Forum Moderators: Robert Charlton & goodroi
However looking on the web there are over 27 million pages that also have these session ids:
about 27,600,000 for inurl:jsessionid
Seems to me that Google would take this into consideration and just filter out the results.
The questions are: Do you think it is worth the time and effort to push the client to somehow change this? What kind of return on their investment would they see? Any unknown issues that can cause problems with the site and/or indexed pages?
>to push the client to somehow change this?
yes - without question. Get them to change it, or let the client go.
> What kind of return on their investment would they see?
Too many variables to know for certain, but it could mean major differences in rankings.

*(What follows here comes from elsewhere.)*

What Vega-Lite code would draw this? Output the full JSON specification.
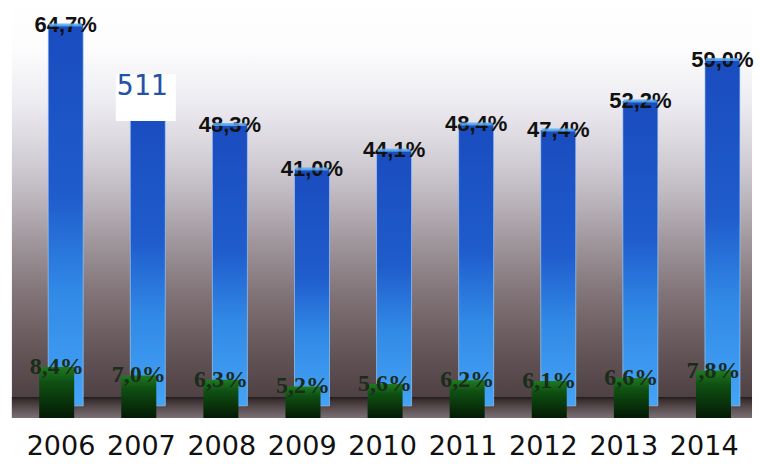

They can do what they are doing in cookies instead.
Seems to me that Google would take this into consideration and just filter out the results.
looking on the web there are over 27 million pages that also have these session ids
Didn't you answer your own question? :)
Seriously though, session ids in the URL are one of the worse things a site can have. Even if Google is ever smart enough to ignore them, stupider spiders will hammer away at the site, costing the site owner in unnecessary bandwidth.
Even a mediocre programmer should be able to get session ids out of the URL very easily -- make sure they do so.
It would be even worse if my app needed the session cookie/id (which it does not). Java struts does not provide an easy way to nuke this 100%.
You can partially solve this problem by adding <% @page session="false" %> to the top of each struts tile.
If necessary, use your httpd.conf file and RewriteRule the sessions ids out if the visitor is a bot, like googlebot.
Easy to do, you can have the fix in place wihtin 1 day, and you will save yourself lots of grief. If it is already too late, then by fixing this you will remove duplicate content, and you will get better rankings back eventually.
Fix it NOW! Stop thinking about it and just do it!